New cow genome sequence released

Published: Thursday, April 23, 2009 - 11:23 in Biology & Nature

Scientists from the University of Maryland have published their assembly of the domestic cow (Bos taurus), an important new resource for the genetics community. The new version of the cow genome improves considerably on other assemblies, in terms of both completeness and accuracy. The article describing their research is freely available in BioMed Central's open access journal Genome Biology. The research team led by Steven Salzberg developed special-purpose software to assemble 35 million DNA sequence fragments into the 30 chromosomes that make up the Bos taurus genome. The algorithms use paired-end sequence information, mapping data, and synteny with the human genome to detect errors, correct inverted segments and fill in sequence gaps. The resulting assembly has around 91% of the assembled genome anchored onto chromosomes.

The researchers believe their assembly is the best available, thanks to its completeness and the algorithm's ability to smooth out thousands of errors. Their comparisons demonstrate that the new cow genome assembly has better agreement with independent genetic maps, and a more complete representation of cow genes, than alternative assemblies.
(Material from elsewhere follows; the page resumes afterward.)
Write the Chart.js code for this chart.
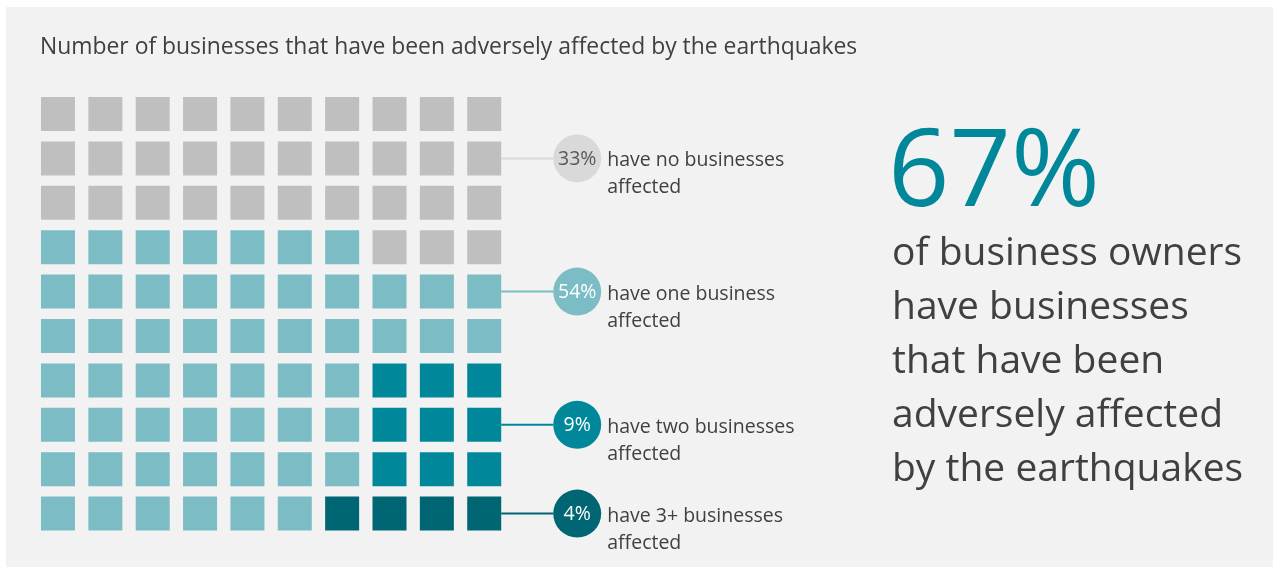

The new assembly places some 150 million nucleotides (6%) more DNA sequence data onto chromosomes than the other draft assembly currently available, BosTau4.0 from the Baylor College of Medicine (BCM4). A new, expanded cow-human synteny map increases the number of syntenic breakpoints by approximately 30%. Salzberg's team also pinpointed a portion of the Bos taurus Y chromosome for the first time.

"Until the assembly is truly finished - a state that no mammalian genome, including human, has yet reached - we will continue to incorporate new data to fill in gaps, to correct the mis-oriented regions, and to place more sequences onto chromosomes," says Salzberg. The alpaca and sheep genomes are currently being sequenced, and should provide a rich source for making further improvements between these closely related mammals.

Although sequencing and assembly of mammalian genomes has become commonplace since the human genome was first sequenced seven years ago, assembling large genomes accurately remains a challenge.